Username Post: Ivy AI
mrjames 
Professor
Posts: 6062

Loc: Montclair, NJ
Reg: 11-21-04
10-10-17 02:18 PM - Post#233709    
    In response to palestra38

When we're discussing systematic advantage, I'm referring to the Ivy Agreement's rules, not external advantages (such as school "brand", athletic facilities or other investments in the program, etc.).

HYP and Penn all have an advantage (of varying degrees) over the other four when it comes to the amount of resources they put behind the program (recruiting, facilities, coaching, etc.). I leave that out of "systemic advantage" because a school could choose to change that if it wanted to.

What it can't change is what's baked into the Ivy agreement.

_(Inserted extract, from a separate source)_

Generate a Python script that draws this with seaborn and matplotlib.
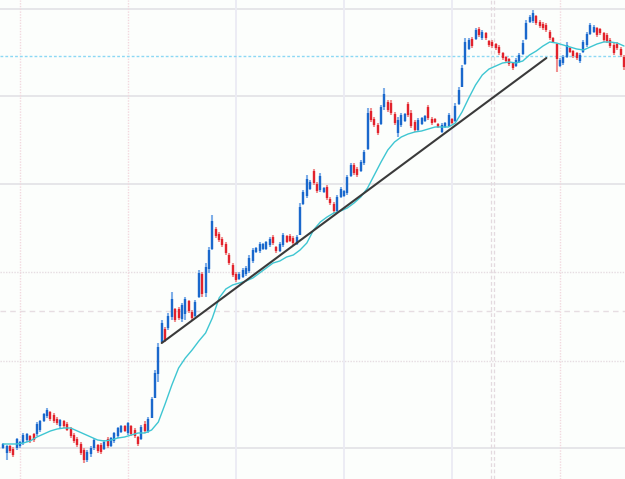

And that is that a school has to offer need-based aid similar to what a regular admit would receive and can't recruit a player below the AI floor and must meet an average AI standard, varied by school, across the department. When it comes to those factors, HYP still have the highest average to hit and are somewhat restricted at the floor. Though with the floor at 183, that is far less space of restriction than it was when the AI was 171, 176 or 178. And FA packages across the league are pretty even now.

So, I guess your point is that Harvard, Yale and Princeton have better brands than the other five and thus get all the recruits. I don't think that sentiment is shared by others in the league.